Source code of charts
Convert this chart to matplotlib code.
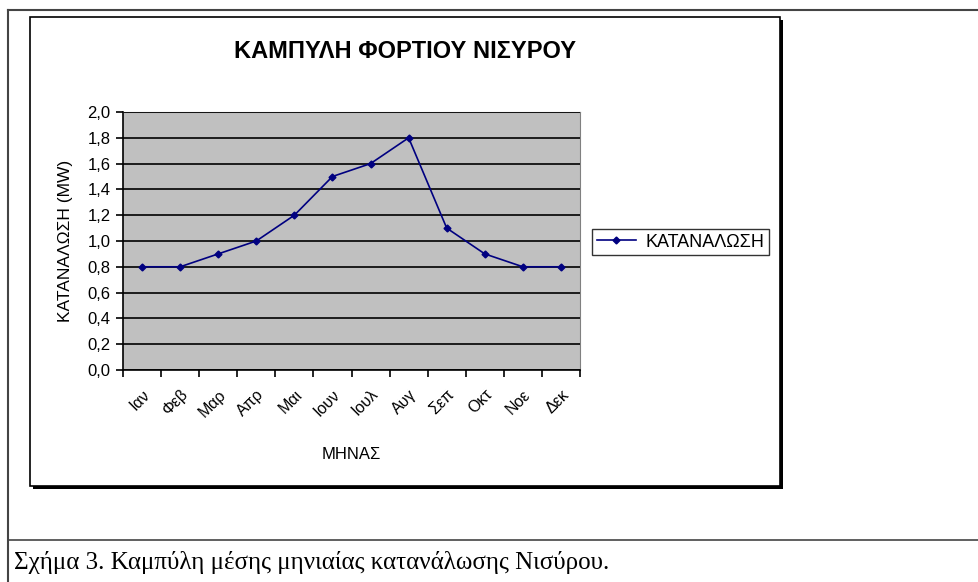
import matplotlib.pyplot as plt
from matplotlib.patches import Rectangle
from matplotlib.lines import Line2D

plt.rcParams['font.family'] = ['Liberation Sans', 'DejaVu Sans']

months = ['Ιαν', 'Φεβ', 'Μαρ', 'Απρ', 'Μαι', 'Ιουν', 'Ιουλ', 'Αυγ', 'Σεπ', 'Οκτ', 'Νοε', 'Δεκ']
load = [0.8, 0.8, 0.9, 1.0, 1.2, 1.5, 1.6, 1.8, 1.1, 0.9, 0.8, 0.8]
yticks = [0.0, 0.2, 0.4, 0.6, 0.8, 1.0, 1.2, 1.4, 1.6, 1.8, 2.0]

W, H = 979, 582
fig = plt.figure(figsize=(W / 100, H / 100), dpi=100)

def px(x0, y0, x1, y1):
    # pixel box (top-left origin) -> figure fraction rect
    return [x0 / W, 1 - y1 / H, (x1 - x0) / W, (y1 - y0) / H]

# document frame
fig.add_artist(Line2D([8 / W, 1], [1 - 10 / H, 1 - 10 / H], color='#444444', lw=1.5))
fig.add_artist(Line2D([8 / W, 8 / W], [0, 1 - 10 / H], color='#444444', lw=1.5))
fig.add_artist(Line2D([8 / W, 1], [1 - 540 / H, 1 - 540 / H], color='#444444', lw=1.2))

# chart box with shadow
fig.add_artist(Rectangle((33 / W, 1 - 489 / H), (783 - 33) / W, (489 - 20) / H,
                         transform=fig.transFigure, facecolor='black', edgecolor='none', zorder=0))
fig.add_artist(Rectangle((30 / W, 1 - 486 / H), (780 - 30) / W, (486 - 17) / H,
                         transform=fig.transFigure, facecolor='white', edgecolor='black', lw=1.2, zorder=0.5))

ax = fig.add_axes(px(123, 112, 580, 370))
ax.set_zorder(5)
ax.set_facecolor('#c0c0c0')
x = range(len(months))
ax.plot(x, load, color='#000080', marker='D', markersize=3.5, lw=1.2, label='ΚΑΤΑΝΑΛΩΣΗ', zorder=3)
ax.set_xlim(-0.5, len(months) - 0.5)
ax.set_ylim(0, 2.0)
ax.set_yticks(yticks)
ax.set_yticklabels([f'{v:.1f}'.replace('.', ',') for v in yticks], fontsize=12)
ax.yaxis.grid(True, color='black', lw=1.2)
ax.set_axisbelow(False)
ax.set_xticks([i - 0.5 for i in range(len(months) + 1)])
ax.set_xticklabels([])
ax.set_xticks(list(x), minor=True)
ax.set_xticklabels(months, minor=True, rotation=45, ha='right', va='top',
                   rotation_mode='anchor', fontsize=11.5)
ax.tick_params(axis='x', which='minor', length=0, pad=12)
ax.tick_params(axis='both', which='major', length=5, width=1.2, direction='out')
ax.tick_params(axis='y', pad=4)
for s in ['top', 'right']:
    ax.spines[s].set_color('#808080')
for s in ['left', 'bottom']:
    ax.spines[s].set_color('black')
    ax.spines[s].set_linewidth(1.2)
ax.set_xlabel('ΜΗΝΑΣ', fontsize=12, labelpad=20)
ax.set_ylabel('ΚΑΤΑΝΑΛΩΣΗ (MW)', fontsize=12.5, labelpad=10)

fig.text(405 / W, 1 - 52 / H, 'ΚΑΜΠΥΛΗ ΦΟΡΤΙΟΥ ΝΙΣΥΡΟΥ', ha='center', va='center',
         fontsize=17, fontweight='bold', zorder=6)

leg = ax.legend(loc='center left', bbox_to_anchor=(592 / W, 1 - 242 / H),
                bbox_transform=fig.transFigure, fontsize=13, frameon=True, fancybox=False,
                handlelength=2.2, borderpad=0.25, borderaxespad=0, handletextpad=0.5)
leg.get_frame().set_edgecolor('black')
leg.get_frame().set_linewidth(1.0)

fig.text(14 / W, 1 - 563 / H, 'Σχήμα 3. Καμπύλη μέσης μηνιαίας κατανάλωσης Νισύρου.',
         ha='left', va='center', fontsize=18, family=['Liberation Serif', 'DejaVu Serif'])

fig.savefig('out.png', dpi=100)
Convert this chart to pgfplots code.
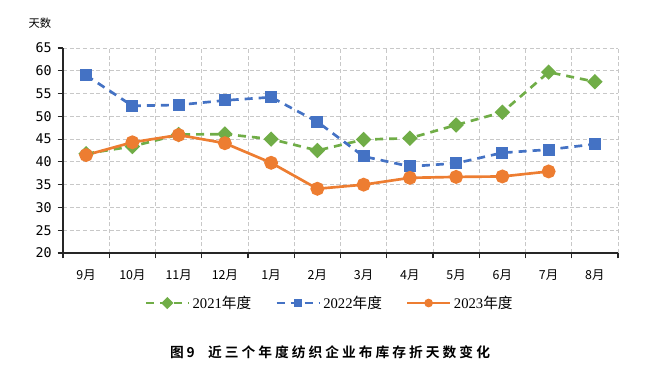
\documentclass[border=0pt]{standalone}
\usepackage{fontspec}
\setmainfont{Liberation Serif}
\newfontfamily\cjk{Noto Sans CJK SC}
\newfontfamily\cjktitle[LetterSpace=22]{Noto Sans CJK SC Bold}
\newfontfamily\mono{DejaVu Sans Mono}
\newfontfamily\sans{Liberation Sans}
\usepackage{pgfplots}
\pgfplotsset{compat=1.18}
\definecolor{cA}{HTML}{70AD47}
\definecolor{cB}{HTML}{4472C4}
\definecolor{cC}{HTML}{ED7D31}
\definecolor{gridc}{HTML}{C8C8C8}
\begin{document}
\begin{tikzpicture}
\useasboundingbox (0pt,0pt) rectangle (496.5pt,-274.5pt);
\node[font=\cjk\fontsize{8.5}{10}\selectfont] at (30pt,-17.25pt) {天数};
\begin{axis}[
  at={(47.25pt,-189.75pt)}, anchor=south west,
  scale only axis, width=416.25pt, height=153.75pt,
  xmin=-0.5, xmax=11.5, ymin=20, ymax=65,
  axis x line*=bottom, axis y line*=left,
  axis line style={-, line width=1.1pt, color=black!85},
  xtick={0,...,11},
  xticklabels={9月,10月,11月,12月,1月,2月,3月,4月,5月,6月,7月,8月},
  minor xtick={-0.5,0.5,...,11.5},
  major x tick style={draw=none},
  minor x tick style={line width=0.9pt, color=black!85},
  ytick={20,25,...,65},
  yticklabels={20,25,30,35,40,45,50,55,60,65},
  y tick style={line width=0.9pt, color=black!85},
  tick align=outside,
  major tick length=4pt, minor tick length=4pt,
  xminorgrids=true, ymajorgrids=true, xmajorgrids=false,
  grid style={color=gridc, line width=0.6pt, dash pattern=on 3pt off 2pt},
  minor grid style={color=gridc, line width=0.6pt, dash pattern=on 3pt off 2pt},
  xticklabel style={font=\cjk\fontsize{9.3}{10}\selectfont, yshift=-5pt},
  yticklabel style={font=\mono\fontsize{10}{11}\selectfont, xshift=-1pt},
  legend style={at={(0.481,-0.244)}, anchor=center, draw=none, fill=none,
    font=\fontsize{11}{12}\selectfont, legend columns=3,
    /tikz/every even column/.append style={column sep=16pt}},
  legend image code/.code={\draw[mark repeat=2,mark phase=2,mark size=2.2pt] plot coordinates {(0pt,0pt)(16pt,0pt)(32pt,0pt)};},
]
\addplot[color=cA, line width=2pt, dash pattern=on 6pt off 4.5pt, mark=square*, mark size=3.1pt, mark options={rotate=45, solid, fill=cA}]
  coordinates {(0,41.8)(1,43.4)(2,46.0)(3,46.1)(4,45.0)(5,42.5)(6,44.9)(7,45.2)(8,48.1)(9,50.9)(10,59.7)(11,57.6)};
\addlegendentry{2021{\cjk 年度}}
\addplot[color=cB, line width=2pt, dash pattern=on 6pt off 4.5pt, mark=square*, mark size=3.5pt, mark options={solid, fill=cB}]
  coordinates {(0,59.0)(1,52.3)(2,52.5)(3,53.5)(4,54.2)(5,48.8)(6,41.2)(7,39.0)(8,39.7)(9,42.0)(10,42.7)(11,43.9)};
\addlegendentry{2022{\cjk 年度}}
\addplot[color=cC, line width=2pt, solid, mark=*, mark size=4.2pt, mark options={solid, fill=cC}]
  coordinates {(0,41.5)(1,44.3)(2,45.9)(3,44.1)(4,39.8)(5,34.1)(6,35.0)(7,36.5)(8,36.7)(9,36.8)(10,37.9)};
\addlegendentry{2023{\cjk 年度}}
\end{axis}
\node[font=\cjktitle\fontsize{10.3}{12}\selectfont] at (247.5pt,-264pt) {图9\hspace{10pt}近三个年度纺织企业布库存折天数变化};
\end{tikzpicture}
\end{document}
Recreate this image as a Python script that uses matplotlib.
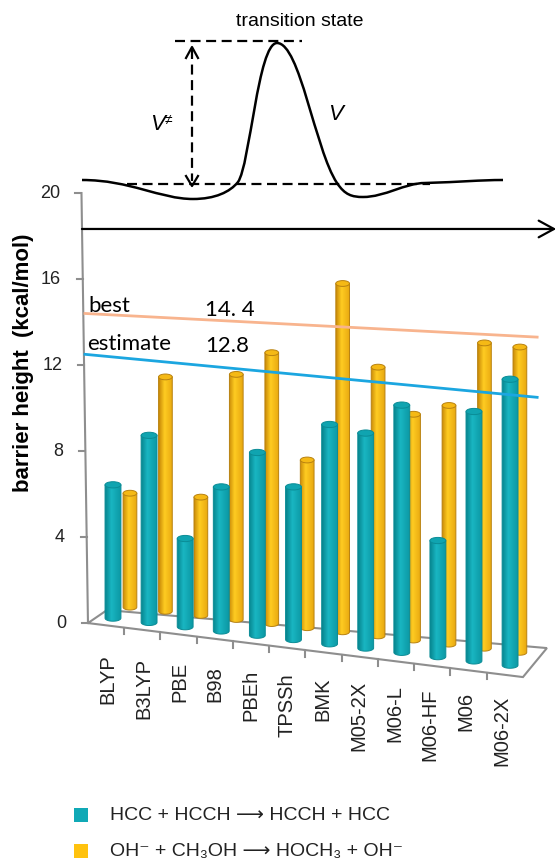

▸ Task details
Begin at the first line of the records and please reproduce every line exactly through the one containing "fig = plt.figure(figsize=(W", leaving all pictures out.

▸ Task result
Convert this chart to matplotlib code.
import matplotlib.pyplot as plt
from matplotlib.patches import Rectangle
from matplotlib.lines import Line2D

plt.rcParams['font.family'] = ['Liberation Sans', 'DejaVu Sans']

months = ['Ιαν', 'Φεβ', 'Μαρ', 'Απρ', 'Μαι', 'Ιουν', 'Ιουλ', 'Αυγ', 'Σεπ', 'Οκτ', 'Νοε', 'Δεκ']
load = [0.8, 0.8, 0.9, 1.0, 1.2, 1.5, 1.6, 1.8, 1.1, 0.9, 0.8, 0.8]
yticks = [0.0, 0.2, 0.4, 0.6, 0.8, 1.0, 1.2, 1.4, 1.6, 1.8, 2.0]

W, H = 979, 582
fig = plt.figure(figsize=(W / 100, H / 100), dpi=100)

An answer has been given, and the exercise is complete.